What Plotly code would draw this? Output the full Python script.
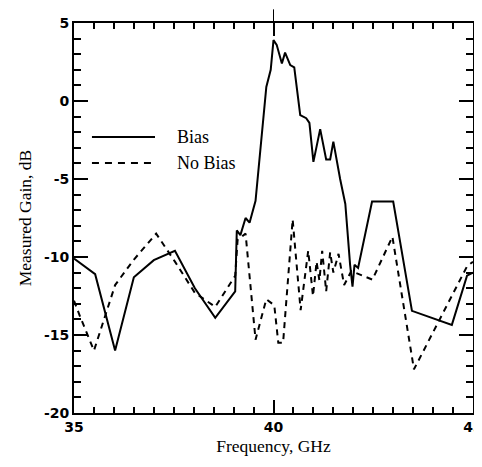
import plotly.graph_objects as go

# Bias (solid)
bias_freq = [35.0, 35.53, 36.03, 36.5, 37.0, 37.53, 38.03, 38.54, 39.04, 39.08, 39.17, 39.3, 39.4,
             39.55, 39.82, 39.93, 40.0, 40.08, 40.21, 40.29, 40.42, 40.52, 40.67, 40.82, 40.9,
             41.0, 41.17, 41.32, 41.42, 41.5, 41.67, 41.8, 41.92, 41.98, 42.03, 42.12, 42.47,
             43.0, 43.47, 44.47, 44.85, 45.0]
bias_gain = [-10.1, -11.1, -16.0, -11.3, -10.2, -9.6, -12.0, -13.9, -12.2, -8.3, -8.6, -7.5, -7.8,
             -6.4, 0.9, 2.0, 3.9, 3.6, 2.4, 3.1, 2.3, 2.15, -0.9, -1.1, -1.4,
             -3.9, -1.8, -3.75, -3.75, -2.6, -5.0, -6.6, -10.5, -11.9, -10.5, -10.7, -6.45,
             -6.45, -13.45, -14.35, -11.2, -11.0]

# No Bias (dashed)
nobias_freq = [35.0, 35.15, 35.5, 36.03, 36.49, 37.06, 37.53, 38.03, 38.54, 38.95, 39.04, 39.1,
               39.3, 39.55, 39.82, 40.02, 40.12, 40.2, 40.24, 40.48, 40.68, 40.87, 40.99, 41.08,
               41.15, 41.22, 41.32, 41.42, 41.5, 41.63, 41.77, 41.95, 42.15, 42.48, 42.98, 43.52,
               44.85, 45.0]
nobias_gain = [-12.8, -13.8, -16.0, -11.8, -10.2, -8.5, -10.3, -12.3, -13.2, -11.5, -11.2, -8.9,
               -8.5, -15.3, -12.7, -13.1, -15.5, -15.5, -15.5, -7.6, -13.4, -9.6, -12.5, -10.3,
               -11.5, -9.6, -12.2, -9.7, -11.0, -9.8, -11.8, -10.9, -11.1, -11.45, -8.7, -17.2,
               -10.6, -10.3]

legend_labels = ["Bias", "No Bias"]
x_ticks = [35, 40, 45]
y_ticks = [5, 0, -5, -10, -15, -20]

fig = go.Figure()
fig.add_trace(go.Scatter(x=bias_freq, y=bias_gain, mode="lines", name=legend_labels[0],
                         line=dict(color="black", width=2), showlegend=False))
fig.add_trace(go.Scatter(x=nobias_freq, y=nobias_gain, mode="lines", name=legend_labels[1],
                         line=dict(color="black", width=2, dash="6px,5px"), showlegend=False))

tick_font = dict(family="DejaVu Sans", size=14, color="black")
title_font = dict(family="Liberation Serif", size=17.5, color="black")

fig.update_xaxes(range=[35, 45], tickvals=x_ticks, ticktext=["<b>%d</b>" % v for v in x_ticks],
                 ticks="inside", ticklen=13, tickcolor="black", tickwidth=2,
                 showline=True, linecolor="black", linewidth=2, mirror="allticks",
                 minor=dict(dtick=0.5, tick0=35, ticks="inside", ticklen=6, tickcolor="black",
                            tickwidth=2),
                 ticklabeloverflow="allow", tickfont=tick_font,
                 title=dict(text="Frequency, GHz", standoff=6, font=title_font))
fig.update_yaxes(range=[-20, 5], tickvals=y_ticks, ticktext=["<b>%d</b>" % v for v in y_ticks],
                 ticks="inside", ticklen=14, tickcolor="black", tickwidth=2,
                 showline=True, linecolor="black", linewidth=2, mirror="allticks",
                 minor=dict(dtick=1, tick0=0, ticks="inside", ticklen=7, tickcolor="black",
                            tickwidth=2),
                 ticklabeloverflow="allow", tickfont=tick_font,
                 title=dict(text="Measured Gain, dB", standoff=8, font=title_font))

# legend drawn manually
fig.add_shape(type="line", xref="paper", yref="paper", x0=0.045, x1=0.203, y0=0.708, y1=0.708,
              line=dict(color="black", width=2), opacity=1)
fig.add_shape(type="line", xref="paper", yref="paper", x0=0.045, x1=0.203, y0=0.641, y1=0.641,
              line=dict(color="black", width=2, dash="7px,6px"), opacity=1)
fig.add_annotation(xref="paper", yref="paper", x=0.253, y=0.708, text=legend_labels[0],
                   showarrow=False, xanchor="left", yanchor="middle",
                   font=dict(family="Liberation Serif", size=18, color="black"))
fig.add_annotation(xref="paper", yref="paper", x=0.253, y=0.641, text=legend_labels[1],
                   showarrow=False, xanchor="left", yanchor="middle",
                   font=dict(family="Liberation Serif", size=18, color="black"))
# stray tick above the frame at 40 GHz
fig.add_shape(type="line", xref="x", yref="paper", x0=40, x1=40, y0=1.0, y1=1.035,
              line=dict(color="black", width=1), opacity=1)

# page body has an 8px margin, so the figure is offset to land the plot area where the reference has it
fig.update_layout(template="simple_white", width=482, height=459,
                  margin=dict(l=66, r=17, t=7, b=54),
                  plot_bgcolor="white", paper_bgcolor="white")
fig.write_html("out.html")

Aim of the task: Copy all the lines of data exactly as they appear, dropping any images.

Output of the exercise:
What Plotly code would draw this? Output the full Python script.
import plotly.graph_objects as go

# Bias (solid)
bias_freq = [35.0, 35.53, 36.03, 36.5, 37.0, 37.53, 38.03, 38.54, 39.04, 39.08, 39.17, 39.3, 39.4,
             39.55, 39.82, 39.93, 40.0, 40.08, 40.21, 40.29, 40.42, 40.52, 40.67, 40.82, 40.9,
             41.0, 41.17, 41.32, 41.42, 41.5, 41.67, 41.8, 41.92, 41.98, 42.03, 42.12, 42.47,
             43.0, 43.47, 44.47, 44.85, 45.0]
bias_gain = [-10.1, -11.1, -16.0, -11.3, -10.2, -9.6, -12.0, -13.9, -12.2, -8.3, -8.6, -7.5, -7.8,
             -6.4, 0.9, 2.0, 3.9, 3.6, 2.4, 3.1, 2.3, 2.15, -0.9, -1.1, -1.4,
             -3.9, -1.8, -3.75, -3.75, -2.6, -5.0, -6.6, -10.5, -11.9, -10.5, -10.7, -6.45,
             -6.45, -13.45, -14.35, -11.2, -11.0]

# No Bias (dashed)
nobias_freq = [35.0, 35.15, 35.5, 36.03, 36.49, 37.06, 37.53, 38.03, 38.54, 38.95, 39.04, 39.1,
               39.3, 39.55, 39.82, 40.02, 40.12, 40.2, 40.24, 40.48, 40.68, 40.87, 40.99, 41.08,
               41.15, 41.22, 41.32, 41.42, 41.5, 41.63, 41.77, 41.95, 42.15, 42.48, 42.98, 43.52,
               44.85, 45.0]
nobias_gain = [-12.8, -13.8, -16.0, -11.8, -10.2, -8.5, -10.3, -12.3, -13.2, -11.5, -11.2, -8.9,
               -8.5, -15.3, -12.7, -13.1, -15.5, -15.5, -15.5, -7.6, -13.4, -9.6, -12.5, -10.3,
               -11.5, -9.6, -12.2, -9.7, -11.0, -9.8, -11.8, -10.9, -11.1, -11.45, -8.7, -17.2,
               -10.6, -10.3]

legend_labels = ["Bias", "No Bias"]
x_ticks = [35, 40, 45]
y_ticks = [5, 0, -5, -10, -15, -20]

fig = go.Figure()
fig.add_trace(go.Scatter(x=bias_freq, y=bias_gain, mode="lines", name=legend_labels[0],
                         line=dict(color="black", width=2), showlegend=False))
fig.add_trace(go.Scatter(x=nobias_freq, y=nobias_gain, mode="lines", name=legend_labels[1],
                         line=dict(color="black", width=2, dash="6px,5px"), showlegend=False))

tick_font = dict(family="DejaVu Sans", size=14, color="black")
title_font = dict(family="Liberation Serif", size=17.5, color="black")

fig.update_xaxes(range=[35, 45], tickvals=x_ticks, ticktext=["<b>%d</b>" % v for v in x_ticks],
                 ticks="inside", ticklen=13, tickcolor="black", tickwidth=2,
                 showline=True, linecolor="black", linewidth=2, mirror="allticks",
                 minor=dict(dtick=0.5, tick0=35, ticks="inside", ticklen=6, tickcolor="black",
                            tickwidth=2),
                 ticklabeloverflow="allow", tickfont=tick_font,
                 title=dict(text="Frequency, GHz", standoff=6, font=title_font))
fig.update_yaxes(range=[-20, 5], tickvals=y_ticks, ticktext=["<b>%d</b>" % v for v in y_ticks],
                 ticks="inside", ticklen=14, tickcolor="black", tickwidth=2,
                 showline=True, linecolor="black", linewidth=2, mirror="allticks",
                 minor=dict(dtick=1, tick0=0, ticks="inside", ticklen=7, tickcolor="black",
                            tickwidth=2),
                 ticklabeloverflow="allow", tickfont=tick_font,
                 title=dict(text="Measured Gain, dB", standoff=8, font=title_font))

# legend drawn manually
fig.add_shape(type="line", xref="paper", yref="paper", x0=0.045, x1=0.203, y0=0.708, y1=0.708,
              line=dict(color="black", width=2), opacity=1)
fig.add_shape(type="line", xref="paper", yref="paper", x0=0.045, x1=0.203, y0=0.641, y1=0.641,
              line=dict(color="black", width=2, dash="7px,6px"), opacity=1)
fig.add_annotation(xref="paper", yref="paper", x=0.253, y=0.708, text=legend_labels[0],
                   showarrow=False, xanchor="left", yanchor="middle",
                   font=dict(family="Liberation Serif", size=18, color="black"))
fig.add_annotation(xref="paper", yref="paper", x=0.253, y=0.641, text=legend_labels[1],
                   showarrow=False, xanchor="left", yanchor="middle",
                   font=dict(family="Liberation Serif", size=18, color="black"))
# stray tick above the frame at 40 GHz
fig.add_shape(type="line", xref="x", yref="paper", x0=40, x1=40, y0=1.0, y1=1.035,
              line=dict(color="black", width=1), opacity=1)

# page body has an 8px margin, so the figure is offset to land the plot area where the reference has it
fig.update_layout(template="simple_white", width=482, height=459,
                  margin=dict(l=66, r=17, t=7, b=54),
                  plot_bgcolor="white", paper_bgcolor="white")
fig.write_html("out.html")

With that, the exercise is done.